▶ _The request_
Exclude the pictures and retype the entries as written.

▶ _Records provided_

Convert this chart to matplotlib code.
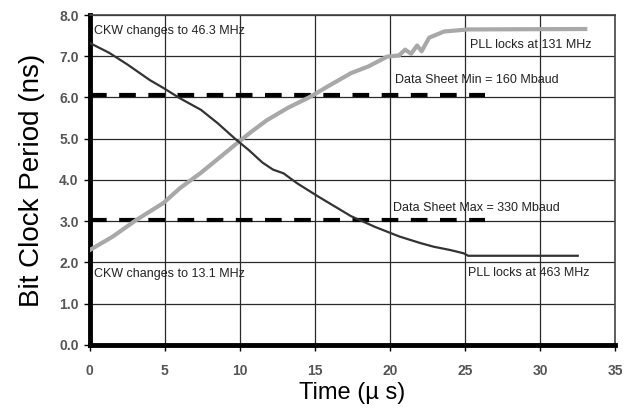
import matplotlib
matplotlib.use("Agg")
import matplotlib.pyplot as plt

plt.rcParams["font.family"] = ["Liberation Sans", "DejaVu Sans"]

# PLL lock-in: bit clock period vs time
t_down = [0, 1.3, 2.5, 4.0, 4.9, 6.0, 7.4, 8.5, 9.7, 10.6, 11.5, 12.2, 12.9, 13.8, 15.2, 16.3, 17.4, 19.0, 20.6, 22.0, 22.9, 24.0, 24.9, 25.2, 32.5]
p_down = [7.32, 7.08, 6.80, 6.42, 6.23, 5.98, 5.70, 5.38, 4.99, 4.72, 4.42, 4.25, 4.16, 3.92, 3.60, 3.36, 3.12, 2.86, 2.63, 2.47, 2.38, 2.30, 2.22, 2.16, 2.16]

t_up = [0, 1.5, 3.1, 4.9, 6.0, 7.35, 8.5, 9.8, 10.8, 11.8, 13.2, 14.7, 16.0, 17.4, 18.6, 19.8, 20.6, 21.0, 21.4, 21.8, 22.1, 22.6, 23.6, 25.2, 33.0]
p_up = [2.30, 2.62, 3.03, 3.44, 3.80, 4.16, 4.50, 4.89, 5.18, 5.45, 5.75, 6.02, 6.30, 6.59, 6.76, 6.99, 7.02, 7.16, 7.06, 7.26, 7.12, 7.45, 7.60, 7.65, 7.66]

spec_min = 6.06   # 160 Mbaud
spec_max = 3.03   # 330 Mbaud
spec_end = 26.3

labels = [
    (0.3, 7.62, "CKW changes to 46.3 MHz"),
    (25.3, 7.28, "PLL locks at 131 MHz"),
    (20.3, 6.43, "Data Sheet Min = 160 Mbaud"),
    (20.2, 3.33, "Data Sheet Max = 330 Mbaud"),
    (0.3, 1.73, "CKW changes to 13.1 MHz"),
    (25.2, 1.75, "PLL locks at 463 MHz"),
]

fig = plt.figure(figsize=(6.24, 4.11), dpi=100)
ax = fig.add_axes([0.144, 0.161, 0.842, 0.8025])

ax.set_xlim(0, 35)
ax.set_ylim(0, 8)
ax.set_xticks(range(0, 36, 5))
ax.set_yticks(range(0, 9))
ax.set_yticklabels(["%.1f" % v for v in range(0, 9)])
ax.grid(True, color="#2a2a2a", linewidth=0.9)
ax.set_axisbelow(True)

ax.plot([0, spec_end], [spec_min, spec_min], color="black", linewidth=3, linestyle=(0, (4, 3)), zorder=3)
ax.plot([0, spec_end], [spec_max, spec_max], color="black", linewidth=3, linestyle=(0, (4, 3)), zorder=3)

ax.plot(t_up, p_up, color="#a8a8a8", linewidth=3.0, zorder=4)
ax.plot(t_down, p_down, color="#333333", linewidth=1.6, zorder=5)

for x, y, s in labels:
    ax.text(x, y, s, fontsize=9, color="#222222", va="center", ha="left", zorder=6)

for side in ["left", "bottom"]:
    ax.spines[side].set_linewidth(3.5)
for side in ["top", "right"]:
    ax.spines[side].set_linewidth(1.2)
    ax.spines[side].set_color("#444444")

ax.tick_params(axis="y", labelsize=10, labelcolor="#555555", length=4, width=1, pad=4)
ax.tick_params(axis="x", labelsize=10, labelcolor="#555555", length=4, width=1, pad=10)
for lab in ax.get_xticklabels() + ax.get_yticklabels():
    lab.set_fontweight("bold")

ax.set_ylabel("Bit Clock Period (ns)", fontsize=20, labelpad=10)
ax.set_xlabel("Time (\u00b5 s)", fontsize=17, labelpad=3)

fig.savefig("out.png", dpi=100)
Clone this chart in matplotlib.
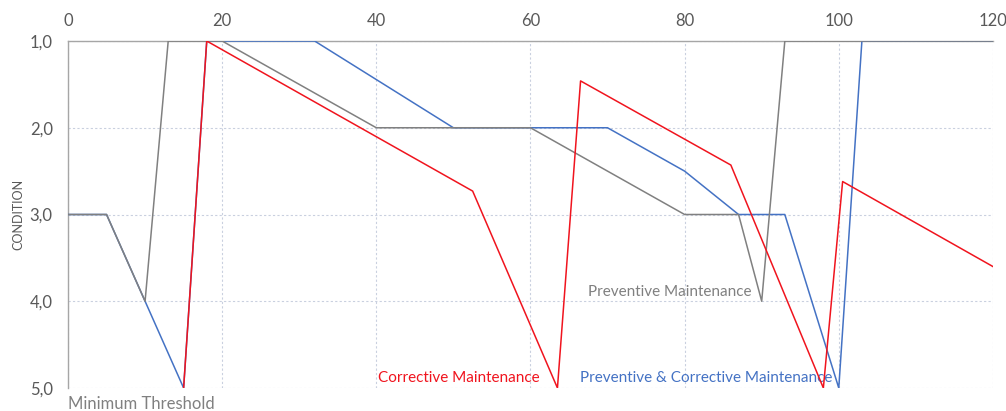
import matplotlib.pyplot as plt
from matplotlib.ticker import FuncFormatter

plt.rcParams['font.family'] = ['Lato', 'DejaVu Sans']

# Condition curves (1 = best, 5 = minimum threshold)
prev_x = [0, 5, 10, 13, 20, 40, 60, 80, 87, 90, 93, 120]
prev_y = [3, 3, 4, 1, 1, 2, 2, 3, 3, 4, 1, 1]

prevcorr_x = [0, 5, 10, 15, 18, 32, 50, 70, 80, 87, 93, 100, 103, 120]
prevcorr_y = [3, 3, 4, 5, 1, 1, 2, 2, 2.5, 3, 3, 5, 1, 1]

corr_x = [15, 18, 52.5, 63.5, 66.5, 86, 98, 100.5, 120]
corr_y = [5, 1, 2.73, 5, 1.46, 2.43, 5, 2.62, 3.6]

x_ticks = [0, 20, 40, 60, 80, 100, 120]
y_ticks = [1, 2, 3, 4, 5]

RED = '#F0141E'
BLUE = '#4472C4'
GREY = '#808080'

fig = plt.figure(figsize=(10.06, 4.11), dpi=100)
ax = fig.add_axes([0.0676, 0.056, 0.9194, 0.8442])

ax.plot(prevcorr_x, prevcorr_y, color=BLUE, lw=1.1, zorder=3)
ax.plot(prev_x, prev_y, color=GREY, lw=1.1, zorder=4)
ax.plot(corr_x, corr_y, color=RED, lw=1.1, zorder=5)

ax.set_xlim(0, 120)
ax.set_ylim(5, 1)
ax.set_xticks(x_ticks)
ax.set_yticks(y_ticks)
ax.yaxis.set_major_formatter(FuncFormatter(lambda v, p: f"{v:.1f}".replace('.', ',')))
ax.xaxis.tick_top()
ax.tick_params(axis='both', length=0, colors='#595959', labelsize=12)
ax.tick_params(axis='x', pad=9)
ax.tick_params(axis='y', pad=11)

ax.grid(True, color='#c9d0df', linestyle=(0, (2, 2)), linewidth=0.8)
ax.set_axisbelow(True)

for side in ['right', 'bottom']:
    ax.spines[side].set_visible(False)
for side in ['left', 'top']:
    ax.spines[side].set_color('#a6a6a6')
    ax.spines[side].set_linewidth(1.0)

ax.set_ylabel('CONDITION', fontsize=9, color='#595959')
ax.yaxis.set_label_coords(-0.047, 0.5)

# Curve labels
ax.text(50.7, 4.885, 'Corrective Maintenance', color=RED, fontsize=11,
        ha='center', va='center')
ax.text(82.8, 4.885, 'Preventive & Corrective Maintenance', color=BLUE, fontsize=11,
        ha='center', va='center')
ax.text(78.1, 3.89, 'Preventive Maintenance', color=GREY, fontsize=11,
        ha='center', va='center')
ax.text(0, 5.18, 'Minimum Threshold', color=GREY, fontsize=12,
        ha='left', va='center', clip_on=False)

plt.savefig('out.png', dpi=100)
plt.close()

▶ _Task response_
Convert this chart to matplotlib code.
import matplotlib
matplotlib.use("Agg")
import matplotlib.pyplot as plt

plt.rcParams["font.family"] = ["Liberation Sans", "DejaVu Sans"]

# PLL lock-in: bit clock period vs time
t_down = [0, 1.3, 2.5, 4.0, 4.9, 6.0, 7.4, 8.5, 9.7, 10.6, 11.5, 12.2, 12.9, 13.8, 15.2, 16.3, 17.4, 19.0, 20.6, 22.0, 22.9, 24.0, 24.9, 25.2, 32.5]
p_down = [7.32, 7.08, 6.80, 6.42, 6.23, 5.98, 5.70, 5.38, 4.99, 4.72, 4.42, 4.25, 4.16, 3.92, 3.60, 3.36, 3.12, 2.86, 2.63, 2.47, 2.38, 2.30, 2.22, 2.16, 2.16]

t_up = [0, 1.5, 3.1, 4.9, 6.0, 7.35, 8.5, 9.8, 10.8, 11.8, 13.2, 14.7, 16.0, 17.4, 18.6, 19.8, 20.6, 21.0, 21.4, 21.8, 22.1, 22.6, 23.6, 25.2, 33.0]
p_up = [2.30, 2.62, 3.03, 3.44, 3.80, 4.16, 4.50, 4.89, 5.18, 5.45, 5.75, 6.02, 6.30, 6.59, 6.76, 6.99, 7.02, 7.16, 7.06, 7.26, 7.12, 7.45, 7.60, 7.65, 7.66]

spec_min = 6.06   # 160 Mbaud
spec_max = 3.03   # 330 Mbaud
spec_end = 26.3

labels = [
    (0.3, 7.62, "CKW changes to 46.3 MHz"),
    (25.3, 7.28, "PLL locks at 131 MHz"),
    (20.3, 6.43, "Data Sheet Min = 160 Mbaud"),
    (20.2, 3.33, "Data Sheet Max = 330 Mbaud"),
    (0.3, 1.73, "CKW changes to 13.1 MHz"),
    (25.2, 1.75, "PLL locks at 463 MHz"),
]

fig = plt.figure(figsize=(6.24, 4.11), dpi=100)
ax = fig.add_axes([0.144, 0.161, 0.842, 0.8025])

ax.set_xlim(0, 35)
ax.set_ylim(0, 8)
ax.set_xticks(range(0, 36, 5))
ax.set_yticks(range(0, 9))
ax.set_yticklabels(["%.1f" % v for v in range(0, 9)])
ax.grid(True, color="#2a2a2a", linewidth=0.9)
ax.set_axisbelow(True)

ax.plot([0, spec_end], [spec_min, spec_min], color="black", linewidth=3, linestyle=(0, (4, 3)), zorder=3)
ax.plot([0, spec_end], [spec_max, spec_max], color="black", linewidth=3, linestyle=(0, (4, 3)), zorder=3)

ax.plot(t_up, p_up, color="#a8a8a8", linewidth=3.0, zorder=4)
ax.plot(t_down, p_down, color="#333333", linewidth=1.6, zorder=5)

for x, y, s in labels:
    ax.text(x, y, s, fontsize=9, color="#222222", va="center", ha="left", zorder=6)

for side in ["left", "bottom"]:
    ax.spines[side].set_linewidth(3.5)
for side in ["top", "right"]:
    ax.spines[side].set_linewidth(1.2)
    ax.spines[side].set_color("#444444")

ax.tick_params(axis="y", labelsize=10, labelcolor="#555555", length=4, width=1, pad=4)
ax.tick_params(axis="x", labelsize=10, labelcolor="#555555", length=4, width=1, pad=10)
for lab in ax.get_xticklabels() + ax.get_yticklabels():
    lab.set_fontweight("bold")

ax.set_ylabel("Bit Clock Period (ns)", fontsize=20, labelpad=10)
ax.set_xlabel("Time (\u00b5 s)", fontsize=17, labelpad=3)

fig.savefig("out.png", dpi=100)
Clone this chart in matplotlib.
import matplotlib.pyplot as plt
from matplotlib.ticker import FuncFormatter

plt.rcParams['font.family'] = ['Lato', 'DejaVu Sans']

# Condition curves (1 = best, 5 = minimum threshold)
prev_x = [0, 5, 10, 13, 20, 40, 60, 80, 87, 90, 93, 120]
prev_y = [3, 3, 4, 1, 1, 2, 2, 3, 3, 4, 1, 1]

prevcorr_x = [0, 5, 10, 15, 18, 32, 50, 70, 80, 87, 93, 100, 103, 120]
prevcorr_y = [3, 3, 4, 5, 1, 1, 2, 2, 2.5, 3, 3, 5, 1, 1]

corr_x = [15, 18, 52.5, 63.5, 66.5, 86, 98, 100.5, 120]
corr_y = [5, 1, 2.73, 5, 1.46, 2.43, 5, 2.62, 3.6]

x_ticks = [0, 20, 40, 60, 80, 100, 120]
y_ticks = [1, 2, 3, 4, 5]

RED = '#F0141E'
BLUE = '#4472C4'
GREY = '#808080'

fig = plt.figure(figsize=(10.06, 4.11), dpi=100)
ax = fig.add_axes([0.0676, 0.056, 0.9194, 0.8442])

ax.plot(prevcorr_x, prevcorr_y, color=BLUE, lw=1.1, zorder=3)
ax.plot(prev_x, prev_y, color=GREY, lw=1.1, zorder=4)
ax.plot(corr_x, corr_y, color=RED, lw=1.1, zorder=5)

ax.set_xlim(0, 120)
ax.set_ylim(5, 1)
ax.set_xticks(x_ticks)
ax.set_yticks(y_ticks)
ax.yaxis.set_major_formatter(FuncFormatter(lambda v, p: f"{v:.1f}".replace('.', ',')))
ax.xaxis.tick_top()
ax.tick_params(axis='both', length=0, colors='#595959', labelsize=12)
ax.tick_params(axis='x', pad=9)
ax.tick_params(axis='y', pad=11)

ax.grid(True, color='#c9d0df', linestyle=(0, (2, 2)), linewidth=0.8)
ax.set_axisbelow(True)

for side in ['right', 'bottom']:
    ax.spines[side].set_visible(False)
for side in ['left', 'top']:
    ax.spines[side].set_color('#a6a6a6')
    ax.spines[side].set_linewidth(1.0)

ax.set_ylabel('CONDITION', fontsize=9, color='#595959')
ax.yaxis.set_label_coords(-0.047, 0.5)

# Curve labels
ax.text(50.7, 4.885, 'Corrective Maintenance', color=RED, fontsize=11,
        ha='center', va='center')
ax.text(82.8, 4.885, 'Preventive & Corrective Maintenance', color=BLUE, fontsize=11,
        ha='center', va='center')
ax.text(78.1, 3.89, 'Preventive Maintenance', color=GREY, fontsize=11,
        ha='center', va='center')
ax.text(0, 5.18, 'Minimum Threshold', color=GREY, fontsize=12,
        ha='left', va='center', clip_on=False)

plt.savefig('out.png', dpi=100)
plt.close()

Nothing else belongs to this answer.